[A version of this review appears in the Portland Observer, here: http://portlandobserver.com/news/2014/jul/30/real-life-drama/]
The concept behind Richard Linklater's new film, "Boyhood," seems so obvious when you hear it that you wonder why it has never been done before. Filmed over 12 actual years, the film follows the fictional story of a boy's childhood -- ages 6 to 18 -- with the same actors playing the boy, his older sister, and his divorced parents. Far from a gimmick, the result, in director Linklater's capable hands, is a revelation. Never has a film so poignantly captured the sweet ache of family life, of parenting, and of the passing of childhood.
The story is deceptively simple. It follows the lives of Mason (Ellar Coltrane), his frequently annoying older sister Samantha (Linklater's daughter Lorelei), and their parents through moves, marriages, and divorces, and the dramas, big and small, of everyday life. And it is, quite literally, the story of Mason's coming-of-age.
Coming-of-age stories are nothing new. Generally they focus on a pivotal event or a life-changing summer. But if you think about it, most people's lives don't contain that type of dramatic arc. The changes come incrementally -- little shifts occur in attitude and perspective, or trust is built or lost in an accumulation of small incidents. Kids take risks all the time -- it's a wonder any of us survive childhood -- but most people survive just fine. So, though there are moments in this film where the audience is primed for a major dramatic turn (particularly a scene where a middle-school-aged Mason is drinking with his friends and there are weapons around), those moments mostly play out in the same understated way that most people's lives do. You don't miss that movie-dramatic arc either -- this story makes you care, and wonder, like you would in real life.

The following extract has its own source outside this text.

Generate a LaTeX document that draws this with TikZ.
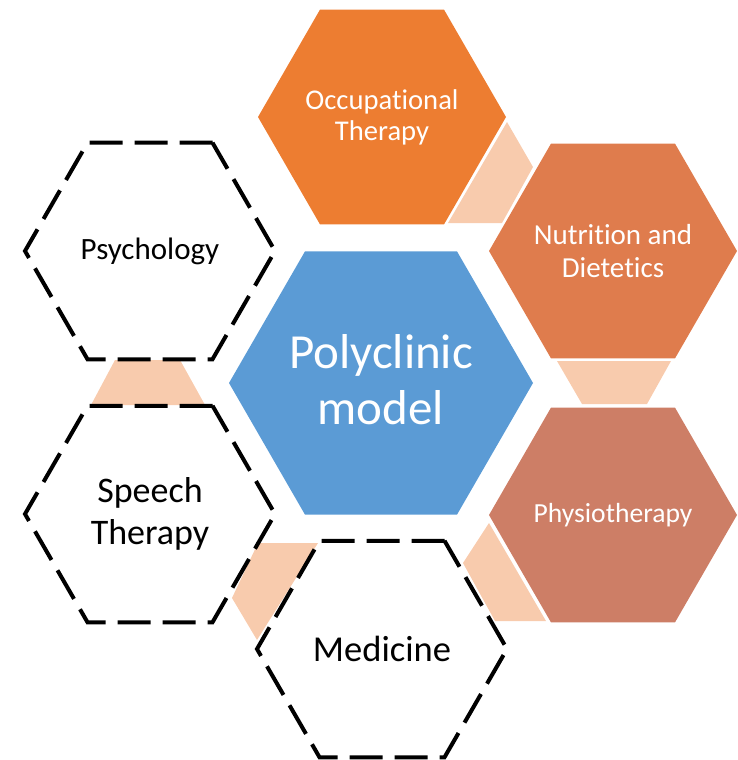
\documentclass[tikz,border=0pt]{standalone}
\usepackage{fontspec}
\setmainfont{Carlito}[Ligatures=NoCommon]
\usetikzlibrary{shapes.geometric, calc, backgrounds}
\definecolor{centreblue}{HTML}{5B9BD5}
\definecolor{otorange}{HTML}{ED7D31}
\definecolor{nutorange}{HTML}{DF7C4D}
\definecolor{phyorange}{HTML}{CD7E66}
\definecolor{peach}{HTML}{F8CBAD}
\tikzset {
    x=1pt, y=-1pt,
    hexa/.style={regular polygon, regular polygon sides=6, inner sep=0pt, outer sep=0pt},
    solidhex/.style={hexa, draw=none, minimum size=248pt},
    dashhex/.style={hexa, draw=black, line width=4pt, dash pattern=on 33pt off 12pt, minimum size=250pt},
    hextext/.style={inner sep=0pt, align=center},
    link/.style={fill=peach, draw=none}
}
\begin{document}
\begin{tikzpicture}
    \useasboundingbox (0,0) rectangle (738,760);
    \node[hexa, fill=centreblue, minimum size=304pt] (poly) at (381,383) {};
    \node[solidhex, fill=otorange] (ot) at (382,117) {};
    \node[solidhex, fill=nutorange] (nut) at (613,251) {};
    \node[solidhex, fill=phyorange] (phy) at (613,515) {};
    \node[dashhex] (med) at (382,649) {};
    \node[dashhex] (spe) at (150,514) {};
    \node[dashhex] (psy) at (150,251) {};

    \node[hextext, text=white, font=\fontsize{49}{56}\selectfont] (polytext) at ($(poly)+(0,-3)$) {Polyclinic\\model};
    \node[hextext, text=white, font=\fontsize{28.6}{31}\selectfont] (ottext) at (ot) {Occupational\\Therapy};
    \node[hextext, text=white, font=\fontsize{29}{33}\selectfont] (nuttext) at (nut) {Nutrition and\\Dietetics};
    \node[hextext, text=white, font=\fontsize{27.6}{33}\selectfont] (phytext) at (phy) {Physiotherapy};
    \node[hextext, font=\fontsize{36.5}{42}\selectfont] (medtext) at (med) {Medicine};
    \node[hextext, font=\fontsize{36}{42}\selectfont] (spetext) at (spe) {Speech\\Therapy};
    \node[hextext, font=\fontsize{31}{36}\selectfont] (psytext) at (psy) {Psychology};

    % links between neighbours
    \begin{scope}[on background layer]
        \fill[link] ($(ot)+(125,5)$) -- ($(ot)+(151,50)$) -- ($(nut)+(-111,-28)$) -- ($(ot)+(66,106)$) -- cycle;
        \fill[link] ($(nut)+(-56,110)$) -- ($(nut)+(58,110)$) -- ($(phy)+(34,-111)$) -- ($(phy)+(-31,-111)$) -- cycle;
        \fill[link] ($(phy)+(-124,8)$) -- ($(phy)+(-67,106)$) -- ($(med)+(113,-28)$) -- ($(med)+(81,-86)$) -- cycle;
        \fill[link] ($(spe)+(108,29)$) -- ($(med)+(-64,-106)$) -- ($(med)+(-125,-9)$) -- ($(spe)+(82,84)$) -- cycle;
        \fill[link] ($(psy)+(-35,109)$) -- ($(psy)+(30,109)$) -- ($(spe)+(55,-109)$) -- ($(spe)+(-59,-109)$) -- cycle;
    \end{scope}
\end{tikzpicture}
\end{document}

It strikes me that Linklater's method may have yielded a sort of spiritual process for capturing the soul of growing up. He started with the outlines of a story and with two carefully chosen kids, and when filming began there wasn't a complete script. Instead, Linklater checked in with Coltrane and the rest of the cast each year, assessed where Coltrane was emotionally and experientially, and then wrote the screenplay for that segment, informed by the truth of the cast's own lives. The physical and emotional development of the characters connected with the physical and emotional development of the cast, and the filming involved no exterior judgment of the product -- as Linklater puts it, for years it was all process, no product.
The result plays more like real life than any non-documentary feature I can remember. The drama of the lives of the family members is made up of small moments: Samantha deliberately annoying her brother with a Britney Spears song; Mason eavesdropping on mom arguing with her boyfriend; the two kids competing for the attention of their wayward dad after a long absence; Mason perusing a lingerie catalog with his pals; the accumulation of signs that the kids' new stepdad has a drinking problem; a fishing trip between Mason and his dad in which you hear Mason's voice changing; and a laconic adolescent Mason being lectured by a series of adults.
Never have movie children looked and sounded more like actual kids. Unlike the usual well-scrubbed and articulate movie children, these kids sometimes look as though their clothes don't fit quite right, or they have bad haircuts or acne. They are cute kids, but the kind of cute kids you might actually meet. And they are sometimes maddening -- sulky and uncommunicative, or self-absorbed. Their conversations with their peers sound like these kids overestimate what they know, and you cringe with recognition as you watch them overshoot which experiences they are ready for.
The parents, too, look familiar. They are by turns beleaguered, or lazy, or harried; they miss the strain their choices put on the children. Mom (Patricia Arquette) presents a combination of attentive and blind that is rarely depicted so accurately; she loves and listens to her kids, but seems to have a knack for picking men who will and do jeopardize their well-being. And dad (Ethan Hawke) seems at times to be playing at parenthood, yet you see how his intentions toward his kids nudge him to grow up himself.
The flexibility and trust involved in Linklater's process yields an authenticity that couldn't be arrived at any other way. It reminded me of the quality of conversation that becomes possible when you make a habit of showing up over and over again; you may not ever have the silver bullet revelation that explains the arc of a relationship, but you will share plenty of small moments that will yield glimmers of the soul of the other. Linklater and his cast have constructed a container for something ineffable: and rich.
The tenderness here will make you weep for your own childhood, or that of your children. It will nudge you to reflect on your own efforts to explain something difficult to a child, or to answer questions for which you don't have answers, or don't trust the answers. It will remind you of just how darling an awkward adolescent can be.